Para entonces ya había puesto en marcha la «operación retorno”»del antiguo político republicano, después de una serie de de contactos secretos. Uno de los primeros que tuvo la idea de «ligar una Monarquía no asentada y una institución no reconocida» fue Manuel Ortínez. Amigo de Tarradellas y con buenos contactos en Madrid propuso «que la Monarquía reconozca a la Generalitat y la Generalitat reconocerá a la Monarquía». El encargado de llevar la propuesta al Clos de Mosny, la residencia en Francia de Tarradellas, fue Andrés Casinello, destacado miembro de los servicios secretos. El informe de Casinello a su vuelta desprendía entusiasmo: «Irradia dignidad... Conmueve verle, oírle o discutir con él. Vale para una tragedia. Al final lo que desea es entrar en Barcelona y que los mossos le rindan honores».

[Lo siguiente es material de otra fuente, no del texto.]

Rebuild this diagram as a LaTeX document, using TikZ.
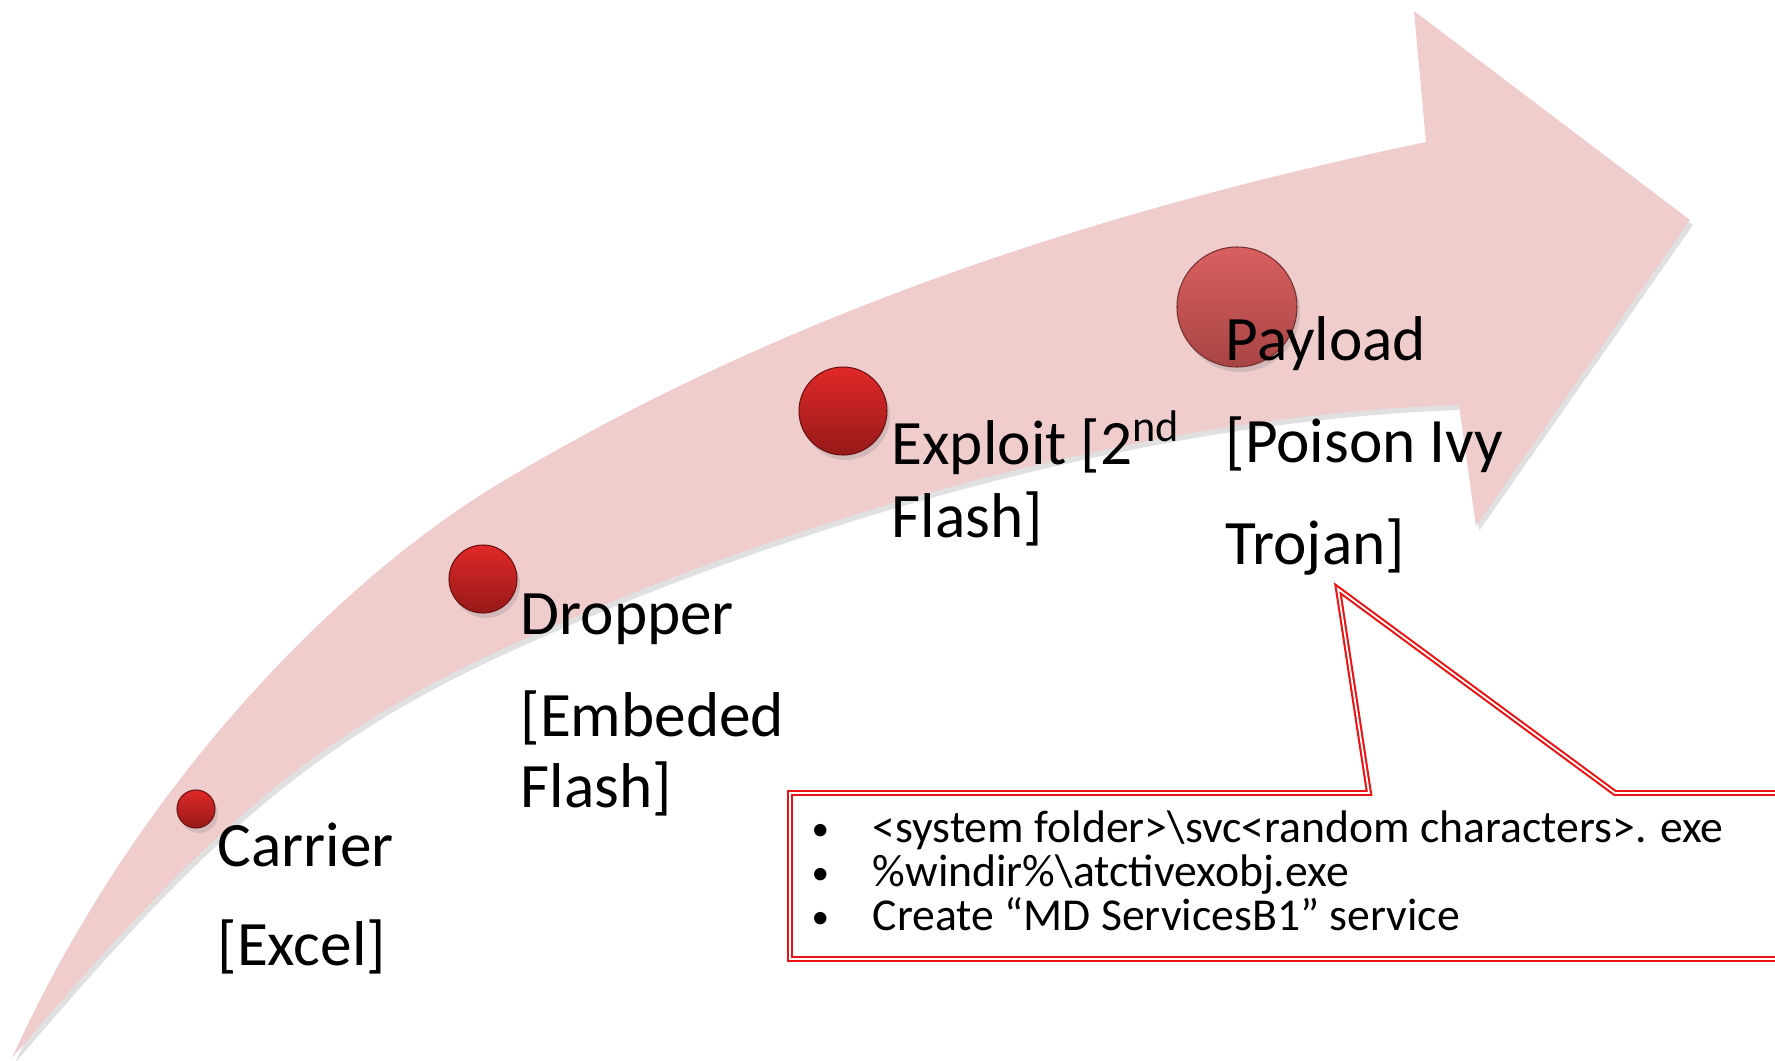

Fue un verano de intensas y duras negociaciones. Por fin, el 23 de octubre, entre el clamor popular, el viejo Tarradellas pronunciaba en Barcelona ante la multitud su famoso «Ciutadans de Catalunya, ja sóc aquí». La llegada de Tarradellas fue el impulso irreversible al proceso autonómico. Pero significó mucho más. Aquel día se establecía solemnemente el pacto entre la Corona española y la Generaltat, algo parecido a lo que pasó con la aceptación de la Corona por el PCE de Carrillo a cambio de su legalización. Los dos pactos aparecen hoy quebrantados. El pacto de la Generalitat ha funcionado razonablemente bien durante cuarenta años, hasta que unos ambiciosos y atolondrados políticos catalanes, aprovechando la crisis económica y la debilidad de las instituciones estatales, han intentado liquidarlo por su cuenta y riesgo, rompiendo con la Constitución. La pretendida ruptura con España y la proclamación de la República es, más que una traición, un error histórico. Para esta indigna operación de derribo, de gravísimas consecuencias, también se ha apelado al clamor de la calle. Es la única semejanza con aquella primera Diada, en la que las gentes no pedían la independencia, sino, pacíficamente, la autonomía. Esta vez las gentes han sido movilizadas, y lo siguen siendo en esta campaña electoral, con falsas promesas imposibles. Entonces prevaleció la ilusión. Cuarenta años después, la frustración y el desconcierto.